---------- Provided material ----------
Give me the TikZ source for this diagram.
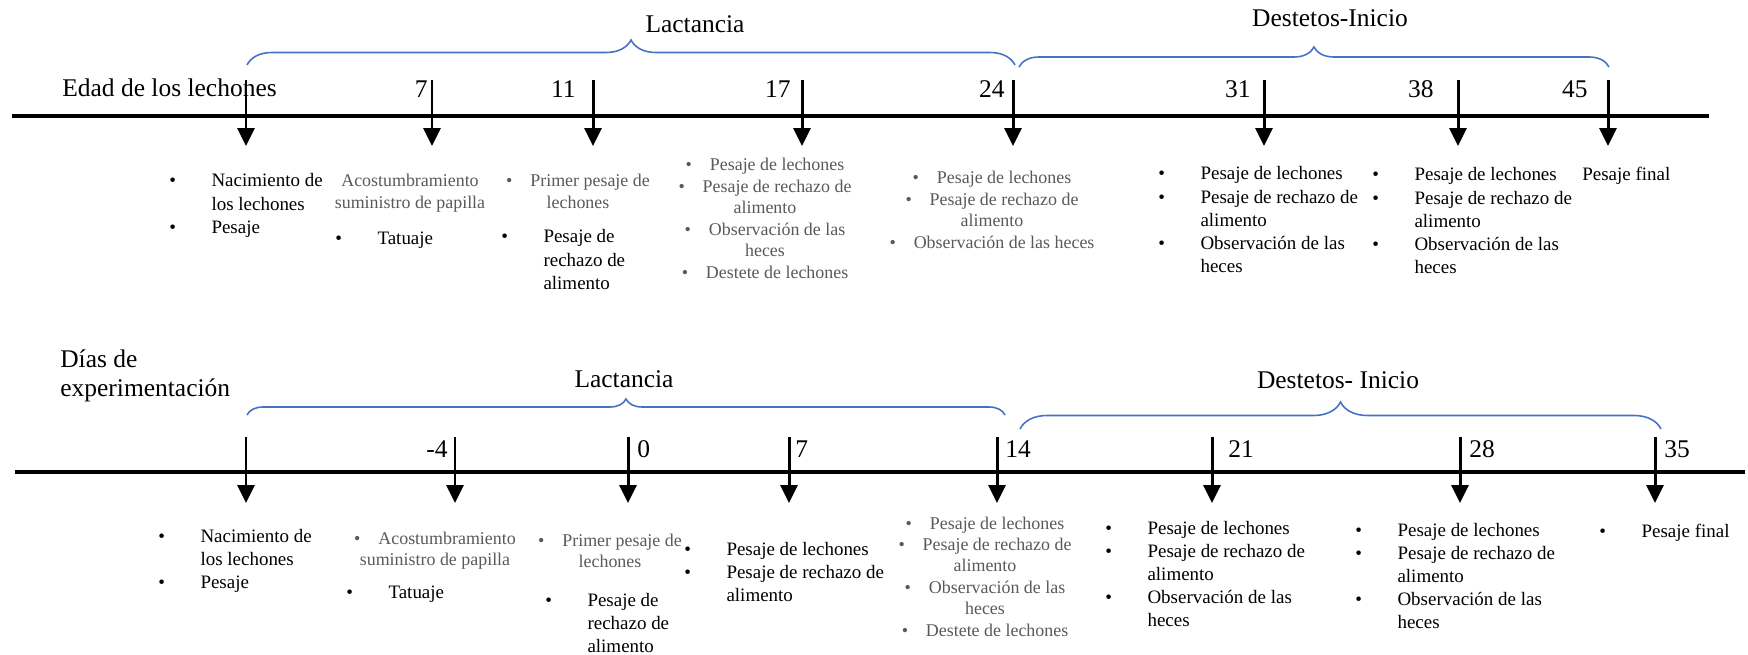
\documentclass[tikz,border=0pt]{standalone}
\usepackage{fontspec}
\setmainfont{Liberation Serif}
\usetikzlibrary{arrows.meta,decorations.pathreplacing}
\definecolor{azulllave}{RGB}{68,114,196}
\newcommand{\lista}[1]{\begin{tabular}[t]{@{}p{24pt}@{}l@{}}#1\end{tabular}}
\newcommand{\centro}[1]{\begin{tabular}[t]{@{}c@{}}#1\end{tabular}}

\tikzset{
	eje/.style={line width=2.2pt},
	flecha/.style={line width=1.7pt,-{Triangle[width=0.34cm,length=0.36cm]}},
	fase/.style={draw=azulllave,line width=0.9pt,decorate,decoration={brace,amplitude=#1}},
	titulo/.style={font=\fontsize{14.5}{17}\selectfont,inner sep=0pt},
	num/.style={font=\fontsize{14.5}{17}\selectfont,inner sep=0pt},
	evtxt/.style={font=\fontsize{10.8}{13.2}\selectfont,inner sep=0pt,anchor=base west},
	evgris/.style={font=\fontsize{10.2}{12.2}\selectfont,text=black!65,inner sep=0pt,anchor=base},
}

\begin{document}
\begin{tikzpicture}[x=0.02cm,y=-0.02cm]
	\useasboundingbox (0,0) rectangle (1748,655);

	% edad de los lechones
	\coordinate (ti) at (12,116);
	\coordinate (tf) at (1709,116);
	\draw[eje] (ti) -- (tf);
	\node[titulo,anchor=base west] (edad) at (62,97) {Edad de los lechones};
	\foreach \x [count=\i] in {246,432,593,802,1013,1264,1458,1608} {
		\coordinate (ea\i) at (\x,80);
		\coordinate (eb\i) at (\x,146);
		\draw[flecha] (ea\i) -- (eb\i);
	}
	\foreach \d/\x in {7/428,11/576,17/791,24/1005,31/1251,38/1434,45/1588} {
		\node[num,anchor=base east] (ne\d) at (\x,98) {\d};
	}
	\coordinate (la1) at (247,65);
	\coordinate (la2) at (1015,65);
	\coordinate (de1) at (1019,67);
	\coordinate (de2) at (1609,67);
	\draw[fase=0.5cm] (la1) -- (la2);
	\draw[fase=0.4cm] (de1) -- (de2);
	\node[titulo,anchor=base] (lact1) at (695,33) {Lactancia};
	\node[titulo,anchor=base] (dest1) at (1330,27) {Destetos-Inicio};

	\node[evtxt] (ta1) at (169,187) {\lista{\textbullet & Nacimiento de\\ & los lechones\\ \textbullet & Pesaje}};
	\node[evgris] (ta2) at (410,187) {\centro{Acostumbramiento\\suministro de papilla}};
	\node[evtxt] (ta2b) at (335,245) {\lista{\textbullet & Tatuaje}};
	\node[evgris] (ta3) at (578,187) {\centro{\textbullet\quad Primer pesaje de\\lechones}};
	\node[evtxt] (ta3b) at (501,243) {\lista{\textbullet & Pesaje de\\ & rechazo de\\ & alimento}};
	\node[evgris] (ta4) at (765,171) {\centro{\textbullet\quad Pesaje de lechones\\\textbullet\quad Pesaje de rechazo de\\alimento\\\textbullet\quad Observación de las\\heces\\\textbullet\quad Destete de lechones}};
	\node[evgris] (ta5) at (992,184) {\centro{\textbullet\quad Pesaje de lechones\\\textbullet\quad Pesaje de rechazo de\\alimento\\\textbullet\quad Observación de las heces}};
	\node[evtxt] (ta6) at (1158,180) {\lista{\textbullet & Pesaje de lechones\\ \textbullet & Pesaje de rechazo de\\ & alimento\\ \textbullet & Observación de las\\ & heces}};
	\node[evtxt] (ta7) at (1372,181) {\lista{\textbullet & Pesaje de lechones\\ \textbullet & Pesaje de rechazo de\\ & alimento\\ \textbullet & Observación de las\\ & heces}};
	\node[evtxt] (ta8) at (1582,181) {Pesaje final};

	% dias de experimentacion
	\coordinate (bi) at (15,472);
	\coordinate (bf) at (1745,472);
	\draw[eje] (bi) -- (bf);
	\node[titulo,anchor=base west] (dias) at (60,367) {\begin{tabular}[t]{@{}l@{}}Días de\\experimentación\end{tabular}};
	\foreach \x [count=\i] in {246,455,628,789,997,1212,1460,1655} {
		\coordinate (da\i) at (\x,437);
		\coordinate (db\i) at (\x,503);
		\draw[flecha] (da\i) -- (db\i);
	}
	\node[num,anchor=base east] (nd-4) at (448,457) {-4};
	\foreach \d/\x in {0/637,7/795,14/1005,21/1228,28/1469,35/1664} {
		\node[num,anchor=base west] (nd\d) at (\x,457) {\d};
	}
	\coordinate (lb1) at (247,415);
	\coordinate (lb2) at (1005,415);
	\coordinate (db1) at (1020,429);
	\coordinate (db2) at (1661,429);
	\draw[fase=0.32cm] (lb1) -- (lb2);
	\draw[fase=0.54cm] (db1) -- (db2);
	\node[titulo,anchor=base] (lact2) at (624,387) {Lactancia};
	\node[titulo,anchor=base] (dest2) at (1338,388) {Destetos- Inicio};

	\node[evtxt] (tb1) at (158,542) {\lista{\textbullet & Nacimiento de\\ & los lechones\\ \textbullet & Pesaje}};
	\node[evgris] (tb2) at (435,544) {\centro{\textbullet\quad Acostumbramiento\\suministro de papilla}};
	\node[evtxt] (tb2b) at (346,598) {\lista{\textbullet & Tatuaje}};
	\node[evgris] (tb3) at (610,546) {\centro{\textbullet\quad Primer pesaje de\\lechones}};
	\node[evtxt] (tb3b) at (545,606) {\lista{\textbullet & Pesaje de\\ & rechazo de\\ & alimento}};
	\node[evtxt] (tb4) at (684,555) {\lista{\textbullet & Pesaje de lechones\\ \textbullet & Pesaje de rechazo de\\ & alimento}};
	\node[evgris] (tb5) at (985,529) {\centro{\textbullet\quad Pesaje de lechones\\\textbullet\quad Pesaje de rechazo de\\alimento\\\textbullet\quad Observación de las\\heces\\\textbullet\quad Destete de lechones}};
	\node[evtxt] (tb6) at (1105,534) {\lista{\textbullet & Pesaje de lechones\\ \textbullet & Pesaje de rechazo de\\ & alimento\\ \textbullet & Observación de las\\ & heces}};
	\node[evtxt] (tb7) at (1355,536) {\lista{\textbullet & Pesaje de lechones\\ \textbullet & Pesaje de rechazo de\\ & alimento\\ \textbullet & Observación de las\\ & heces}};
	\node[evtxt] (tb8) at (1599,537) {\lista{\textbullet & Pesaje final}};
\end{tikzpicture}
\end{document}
----------
Written task >>
All the material shown above is to be copied exactly, with no pictures carried over.

Correct output >>
Give me the TikZ source for this diagram.
\documentclass[tikz,border=0pt]{standalone}
\usepackage{fontspec}
\setmainfont{Liberation Serif}
\usetikzlibrary{arrows.meta,decorations.pathreplacing}
\definecolor{azulllave}{RGB}{68,114,196}
\newcommand{\lista}[1]{\begin{tabular}[t]{@{}p{24pt}@{}l@{}}#1\end{tabular}}
\newcommand{\centro}[1]{\begin{tabular}[t]{@{}c@{}}#1\end{tabular}}

\tikzset{
	eje/.style={line width=2.2pt},
	flecha/.style={line width=1.7pt,-{Triangle[width=0.34cm,length=0.36cm]}},
	fase/.style={draw=azulllave,line width=0.9pt,decorate,decoration={brace,amplitude=#1}},
	titulo/.style={font=\fontsize{14.5}{17}\selectfont,inner sep=0pt},
	num/.style={font=\fontsize{14.5}{17}\selectfont,inner sep=0pt},
	evtxt/.style={font=\fontsize{10.8}{13.2}\selectfont,inner sep=0pt,anchor=base west},
	evgris/.style={font=\fontsize{10.2}{12.2}\selectfont,text=black!65,inner sep=0pt,anchor=base},
}

\begin{document}
\begin{tikzpicture}[x=0.02cm,y=-0.02cm]
	\useasboundingbox (0,0) rectangle (1748,655);

	% edad de los lechones
	\coordinate (ti) at (12,116);
	\coordinate (tf) at (1709,116);
	\draw[eje] (ti) -- (tf);
	\node[titulo,anchor=base west] (edad) at (62,97) {Edad de los lechones};
	\foreach \x [count=\i] in {246,432,593,802,1013,1264,1458,1608} {
		\coordinate (ea\i) at (\x,80);
		\coordinate (eb\i) at (\x,146);
		\draw[flecha] (ea\i) -- (eb\i);
	}
	\foreach \d/\x in {7/428,11/576,17/791,24/1005,31/1251,38/1434,45/1588} {
		\node[num,anchor=base east] (ne\d) at (\x,98) {\d};
	}
	\coordinate (la1) at (247,65);
	\coordinate (la2) at (1015,65);
	\coordinate (de1) at (1019,67);
	\coordinate (de2) at (1609,67);
	\draw[fase=0.5cm] (la1) -- (la2);
	\draw[fase=0.4cm] (de1) -- (de2);
	\node[titulo,anchor=base] (lact1) at (695,33) {Lactancia};
	\node[titulo,anchor=base] (dest1) at (1330,27) {Destetos-Inicio};

	\node[evtxt] (ta1) at (169,187) {\lista{\textbullet & Nacimiento de\\ & los lechones\\ \textbullet & Pesaje}};
	\node[evgris] (ta2) at (410,187) {\centro{Acostumbramiento\\suministro de papilla}};
	\node[evtxt] (ta2b) at (335,245) {\lista{\textbullet & Tatuaje}};
	\node[evgris] (ta3) at (578,187) {\centro{\textbullet\quad Primer pesaje de\\lechones}};
	\node[evtxt] (ta3b) at (501,243) {\lista{\textbullet & Pesaje de\\ & rechazo de\\ & alimento}};
	\node[evgris] (ta4) at (765,171) {\centro{\textbullet\quad Pesaje de lechones\\\textbullet\quad Pesaje de rechazo de\\alimento\\\textbullet\quad Observación de las\\heces\\\textbullet\quad Destete de lechones}};
	\node[evgris] (ta5) at (992,184) {\centro{\textbullet\quad Pesaje de lechones\\\textbullet\quad Pesaje de rechazo de\\alimento\\\textbullet\quad Observación de las heces}};
	\node[evtxt] (ta6) at (1158,180) {\lista{\textbullet & Pesaje de lechones\\ \textbullet & Pesaje de rechazo de\\ & alimento\\ \textbullet & Observación de las\\ & heces}};
	\node[evtxt] (ta7) at (1372,181) {\lista{\textbullet & Pesaje de lechones\\ \textbullet & Pesaje de rechazo de\\ & alimento\\ \textbullet & Observación de las\\ & heces}};
	\node[evtxt] (ta8) at (1582,181) {Pesaje final};

	% dias de experimentacion
	\coordinate (bi) at (15,472);
	\coordinate (bf) at (1745,472);
	\draw[eje] (bi) -- (bf);
	\node[titulo,anchor=base west] (dias) at (60,367) {\begin{tabular}[t]{@{}l@{}}Días de\\experimentación\end{tabular}};
	\foreach \x [count=\i] in {246,455,628,789,997,1212,1460,1655} {
		\coordinate (da\i) at (\x,437);
		\coordinate (db\i) at (\x,503);
		\draw[flecha] (da\i) -- (db\i);
	}
	\node[num,anchor=base east] (nd-4) at (448,457) {-4};
	\foreach \d/\x in {0/637,7/795,14/1005,21/1228,28/1469,35/1664} {
		\node[num,anchor=base west] (nd\d) at (\x,457) {\d};
	}
	\coordinate (lb1) at (247,415);
	\coordinate (lb2) at (1005,415);
	\coordinate (db1) at (1020,429);
	\coordinate (db2) at (1661,429);
	\draw[fase=0.32cm] (lb1) -- (lb2);
	\draw[fase=0.54cm] (db1) -- (db2);
	\node[titulo,anchor=base] (lact2) at (624,387) {Lactancia};
	\node[titulo,anchor=base] (dest2) at (1338,388) {Destetos- Inicio};

	\node[evtxt] (tb1) at (158,542) {\lista{\textbullet & Nacimiento de\\ & los lechones\\ \textbullet & Pesaje}};
	\node[evgris] (tb2) at (435,544) {\centro{\textbullet\quad Acostumbramiento\\suministro de papilla}};
	\node[evtxt] (tb2b) at (346,598) {\lista{\textbullet & Tatuaje}};
	\node[evgris] (tb3) at (610,546) {\centro{\textbullet\quad Primer pesaje de\\lechones}};
	\node[evtxt] (tb3b) at (545,606) {\lista{\textbullet & Pesaje de\\ & rechazo de\\ & alimento}};
	\node[evtxt] (tb4) at (684,555) {\lista{\textbullet & Pesaje de lechones\\ \textbullet & Pesaje de rechazo de\\ & alimento}};
	\node[evgris] (tb5) at (985,529) {\centro{\textbullet\quad Pesaje de lechones\\\textbullet\quad Pesaje de rechazo de\\alimento\\\textbullet\quad Observación de las\\heces\\\textbullet\quad Destete de lechones}};
	\node[evtxt] (tb6) at (1105,534) {\lista{\textbullet & Pesaje de lechones\\ \textbullet & Pesaje de rechazo de\\ & alimento\\ \textbullet & Observación de las\\ & heces}};
	\node[evtxt] (tb7) at (1355,536) {\lista{\textbullet & Pesaje de lechones\\ \textbullet & Pesaje de rechazo de\\ & alimento\\ \textbullet & Observación de las\\ & heces}};
	\node[evtxt] (tb8) at (1599,537) {\lista{\textbullet & Pesaje final}};
\end{tikzpicture}
\end{document}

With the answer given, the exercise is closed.